Modernizing Arts Grants & Impact Reporting with Reviewr
Overview
The Rozsa Foundation supports the arts sector in Calgary with multiple grant programs (e.g., Future Focus, Audience Development). As programs grew, staff needed a single, secure system to collect applications, collaborate with applicants and assessors, ensure fair review, and track long-term outcomes.
Rozsa adopted Reviewr to replace fragmented tools (email, spreadsheets, shared drives) with an integrated platform that streamlines application intake, review & selection, communication, and ongoing grantee impact reporting.
The Challenge
Lost & inconsistent intake: Email-based submissions and attachments risked spam filtering and version confusion; applicants repeated basic info across programs.
Reviewer fairness & logistics: Assessors often knew applicants, creating bias risk; last-minute cancellations left materials outside the Foundation’s control.
Operational overhead: Manual pairing of submissions to assessors, reminder chasing, and file handling consumed staff time.
Program sprawl: Multiple grants with distinct timelines required clear separation, yet centralized oversight.
Data governance: Need to protect applicant files, limit downloads where appropriate, and export structured data to Rozsa’s CRM.
The Solution: Reviewr Grant Management Platform
1) Low-Barrier, Complete Application Intake
Profile-centric portal lets organizations or individuals save & return, reuse core profile data across programs, and upload required files (budgets, work samples, docs).
Form builder collects project details, amount requested, alignment, success metrics—mirroring later reporting to ensure one-to-one continuity.
Automated nudges target “in-progress” applicants until completion.
2) Secure “Virtual Binder” Profiles
Every applicant receives a consolidated profile with embedded file viewers (video, audio, PDFs, spreadsheets) so staff and assessors review in one place—no downloads required.
Messaging inside the portal preserves an auditable communication trail and avoids email deliverability pitfalls.
3) Assessor Workflow Built for Fairness
Redaction of PII during review reduces community-relationship bias.
Randomized assignment engine balances workload and can enforce exactly N reviews per application (e.g., three).
Role-based controls allow “view but not download” where desired.
Leaderboards & score aggregation support decisions; ReviewIQ normalization identifies/corrects assessor scoring tendencies when not all assessors score all entries.
4) Multi-Program Structure with Simple Oversight
Each grant runs in its own dashboard (states, deadlines, buckets for phases like Intake → Phase 1 → Phase 2 → Selection → Reporting).
Staff maintain foundation-level visibility while keeping programs clearly separated for operations and auditing.
5) Ongoing Grantee Impact Reporting
Supplemental forms let grantees submit quarterly/annual reports directly to their profile (actual outcomes vs. stated outcomes, documentation, updates).

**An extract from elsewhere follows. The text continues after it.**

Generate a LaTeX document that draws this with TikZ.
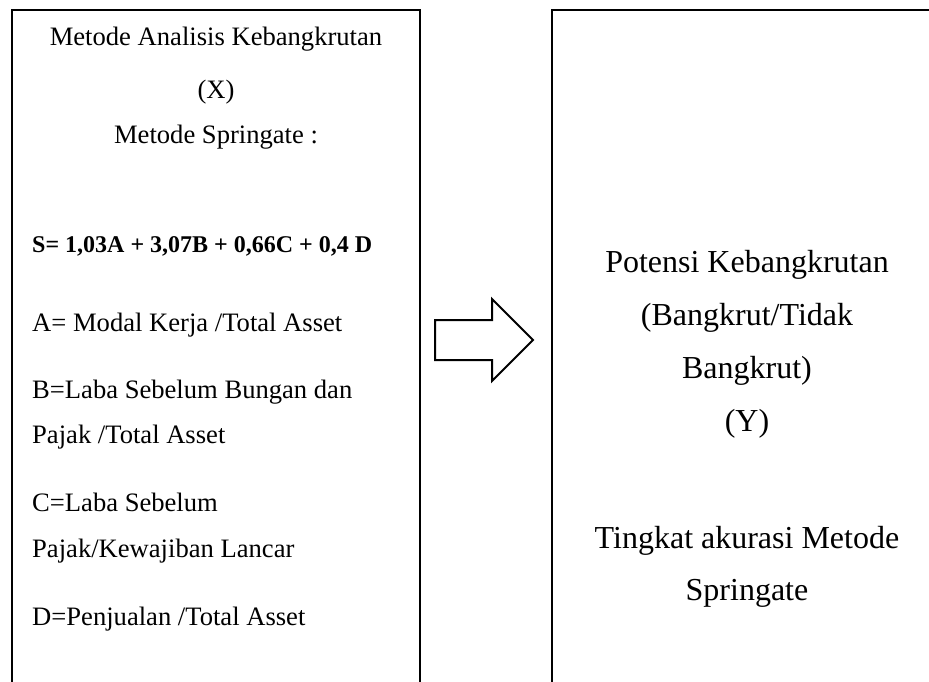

All deliverables are centralized for board reporting and year-over-year learning.
6) Data Control & Portability
Structured exports (forms, users, files metadata, results) to CSV/Excel for Rozsa’s historical CRM and internal analysis.
Optional restrictions on downloads for compliance; logs provide an audit trail.
Results
Key Outcomes
Higher completion rates and fewer intake errors
Less administrative time on assignments, reminders, and file wrangling
Fairer, more defensible selections through redaction and normalization
Clear year-over-year continuity from stated to actual outcomes
Easy exports to Rozsa’s CRM and stakeholder reports
The Impact
With Reviewr, the Rozsa Foundation now runs arts grants on a secure, efficient, and equitable platform. Applicants focus on content quality—not logistics. Assessors receive balanced, blinded packets. Staff coordinate multiple programs confidently, and impact data flows from application to reporting without redundancy. The result: more time for grantmaking and sector support, less time on administration.